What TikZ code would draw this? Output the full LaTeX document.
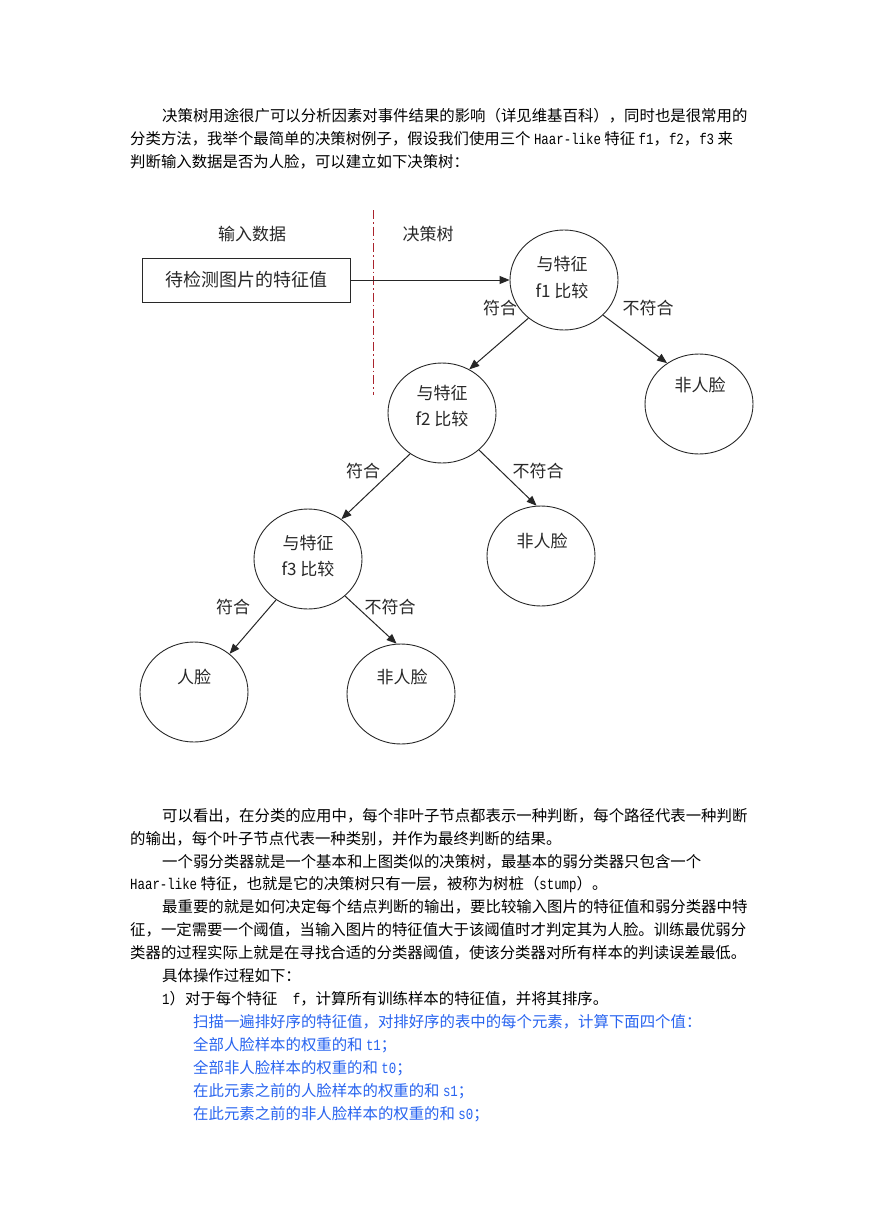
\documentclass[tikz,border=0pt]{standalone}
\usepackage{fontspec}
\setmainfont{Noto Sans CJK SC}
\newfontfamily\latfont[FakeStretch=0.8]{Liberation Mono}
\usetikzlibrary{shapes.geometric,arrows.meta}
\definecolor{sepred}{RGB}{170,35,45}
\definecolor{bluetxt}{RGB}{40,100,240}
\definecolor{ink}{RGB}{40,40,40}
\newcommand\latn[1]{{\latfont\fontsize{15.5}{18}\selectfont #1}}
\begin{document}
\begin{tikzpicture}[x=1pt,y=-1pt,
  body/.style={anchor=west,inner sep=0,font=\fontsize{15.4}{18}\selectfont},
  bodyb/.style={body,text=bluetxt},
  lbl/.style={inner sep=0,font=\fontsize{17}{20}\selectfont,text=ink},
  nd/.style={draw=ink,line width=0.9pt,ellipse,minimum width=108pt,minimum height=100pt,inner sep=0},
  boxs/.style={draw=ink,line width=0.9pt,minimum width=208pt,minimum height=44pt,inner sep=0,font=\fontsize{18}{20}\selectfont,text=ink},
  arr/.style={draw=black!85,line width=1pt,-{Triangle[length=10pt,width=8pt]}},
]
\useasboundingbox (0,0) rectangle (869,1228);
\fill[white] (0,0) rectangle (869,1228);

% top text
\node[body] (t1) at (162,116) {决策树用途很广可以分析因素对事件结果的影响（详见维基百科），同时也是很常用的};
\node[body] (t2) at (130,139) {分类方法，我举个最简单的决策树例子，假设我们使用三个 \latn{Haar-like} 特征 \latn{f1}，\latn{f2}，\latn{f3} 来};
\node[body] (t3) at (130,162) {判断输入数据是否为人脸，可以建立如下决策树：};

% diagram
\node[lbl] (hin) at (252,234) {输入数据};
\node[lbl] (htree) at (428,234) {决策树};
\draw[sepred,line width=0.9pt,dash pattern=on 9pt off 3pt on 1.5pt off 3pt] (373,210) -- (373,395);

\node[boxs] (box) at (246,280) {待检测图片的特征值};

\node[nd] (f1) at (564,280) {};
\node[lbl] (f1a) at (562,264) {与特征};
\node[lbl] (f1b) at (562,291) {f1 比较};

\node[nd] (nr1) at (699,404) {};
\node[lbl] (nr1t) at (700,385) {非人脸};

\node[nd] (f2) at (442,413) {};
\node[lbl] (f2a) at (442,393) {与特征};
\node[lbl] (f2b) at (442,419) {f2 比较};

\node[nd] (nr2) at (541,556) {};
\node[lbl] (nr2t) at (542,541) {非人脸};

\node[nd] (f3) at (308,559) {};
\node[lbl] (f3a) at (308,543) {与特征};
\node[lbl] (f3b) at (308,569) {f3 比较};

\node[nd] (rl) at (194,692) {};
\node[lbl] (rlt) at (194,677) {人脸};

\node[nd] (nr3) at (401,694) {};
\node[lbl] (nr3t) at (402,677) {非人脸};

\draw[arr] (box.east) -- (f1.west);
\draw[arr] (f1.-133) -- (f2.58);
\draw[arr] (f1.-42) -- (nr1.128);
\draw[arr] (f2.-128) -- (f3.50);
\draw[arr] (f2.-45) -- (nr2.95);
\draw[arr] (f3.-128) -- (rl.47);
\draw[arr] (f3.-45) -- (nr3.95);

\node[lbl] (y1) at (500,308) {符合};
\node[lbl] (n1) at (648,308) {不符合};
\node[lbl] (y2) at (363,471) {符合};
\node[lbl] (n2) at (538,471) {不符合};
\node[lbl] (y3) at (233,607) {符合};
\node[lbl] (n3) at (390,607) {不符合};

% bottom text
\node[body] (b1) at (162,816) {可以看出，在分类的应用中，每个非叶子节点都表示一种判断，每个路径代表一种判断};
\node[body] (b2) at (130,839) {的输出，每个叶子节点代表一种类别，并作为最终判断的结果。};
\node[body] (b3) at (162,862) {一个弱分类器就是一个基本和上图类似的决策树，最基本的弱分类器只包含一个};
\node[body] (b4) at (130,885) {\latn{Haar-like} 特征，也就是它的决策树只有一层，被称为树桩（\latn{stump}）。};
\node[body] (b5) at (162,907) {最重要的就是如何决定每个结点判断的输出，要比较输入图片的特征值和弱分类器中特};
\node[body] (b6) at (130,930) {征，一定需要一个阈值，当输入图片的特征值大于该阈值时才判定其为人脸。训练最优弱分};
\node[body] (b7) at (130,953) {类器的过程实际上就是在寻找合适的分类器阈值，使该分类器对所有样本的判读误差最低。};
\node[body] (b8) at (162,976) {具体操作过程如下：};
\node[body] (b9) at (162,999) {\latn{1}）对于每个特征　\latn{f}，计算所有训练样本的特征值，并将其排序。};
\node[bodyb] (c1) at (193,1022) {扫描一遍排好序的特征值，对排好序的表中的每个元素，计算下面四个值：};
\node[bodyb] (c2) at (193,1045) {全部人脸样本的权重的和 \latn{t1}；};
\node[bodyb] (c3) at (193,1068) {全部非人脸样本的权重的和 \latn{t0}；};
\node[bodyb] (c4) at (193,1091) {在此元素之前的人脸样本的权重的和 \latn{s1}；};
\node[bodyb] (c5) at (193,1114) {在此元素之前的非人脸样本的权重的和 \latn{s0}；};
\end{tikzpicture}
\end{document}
###
Take the lines from the start of the material to the line with "(nr3t) at (402,677)", both included, and transcribe them exactly without the pictures.

__OUTPUT FOR THIS EXERCISE__
What TikZ code would draw this? Output the full LaTeX document.
\documentclass[tikz,border=0pt]{standalone}
\usepackage{fontspec}
\setmainfont{Noto Sans CJK SC}
\newfontfamily\latfont[FakeStretch=0.8]{Liberation Mono}
\usetikzlibrary{shapes.geometric,arrows.meta}
\definecolor{sepred}{RGB}{170,35,45}
\definecolor{bluetxt}{RGB}{40,100,240}
\definecolor{ink}{RGB}{40,40,40}
\newcommand\latn[1]{{\latfont\fontsize{15.5}{18}\selectfont #1}}
\begin{document}
\begin{tikzpicture}[x=1pt,y=-1pt,
  body/.style={anchor=west,inner sep=0,font=\fontsize{15.4}{18}\selectfont},
  bodyb/.style={body,text=bluetxt},
  lbl/.style={inner sep=0,font=\fontsize{17}{20}\selectfont,text=ink},
  nd/.style={draw=ink,line width=0.9pt,ellipse,minimum width=108pt,minimum height=100pt,inner sep=0},
  boxs/.style={draw=ink,line width=0.9pt,minimum width=208pt,minimum height=44pt,inner sep=0,font=\fontsize{18}{20}\selectfont,text=ink},
  arr/.style={draw=black!85,line width=1pt,-{Triangle[length=10pt,width=8pt]}},
]
\useasboundingbox (0,0) rectangle (869,1228);
\fill[white] (0,0) rectangle (869,1228);

% top text
\node[body] (t1) at (162,116) {决策树用途很广可以分析因素对事件结果的影响（详见维基百科），同时也是很常用的};
\node[body] (t2) at (130,139) {分类方法，我举个最简单的决策树例子，假设我们使用三个 \latn{Haar-like} 特征 \latn{f1}，\latn{f2}，\latn{f3} 来};
\node[body] (t3) at (130,162) {判断输入数据是否为人脸，可以建立如下决策树：};

% diagram
\node[lbl] (hin) at (252,234) {输入数据};
\node[lbl] (htree) at (428,234) {决策树};
\draw[sepred,line width=0.9pt,dash pattern=on 9pt off 3pt on 1.5pt off 3pt] (373,210) -- (373,395);

\node[boxs] (box) at (246,280) {待检测图片的特征值};

\node[nd] (f1) at (564,280) {};
\node[lbl] (f1a) at (562,264) {与特征};
\node[lbl] (f1b) at (562,291) {f1 比较};

\node[nd] (nr1) at (699,404) {};
\node[lbl] (nr1t) at (700,385) {非人脸};

\node[nd] (f2) at (442,413) {};
\node[lbl] (f2a) at (442,393) {与特征};
\node[lbl] (f2b) at (442,419) {f2 比较};

\node[nd] (nr2) at (541,556) {};
\node[lbl] (nr2t) at (542,541) {非人脸};

\node[nd] (f3) at (308,559) {};
\node[lbl] (f3a) at (308,543) {与特征};
\node[lbl] (f3b) at (308,569) {f3 比较};

\node[nd] (rl) at (194,692) {};
\node[lbl] (rlt) at (194,677) {人脸};

\node[nd] (nr3) at (401,694) {};
\node[lbl] (nr3t) at (402,677) {非人脸};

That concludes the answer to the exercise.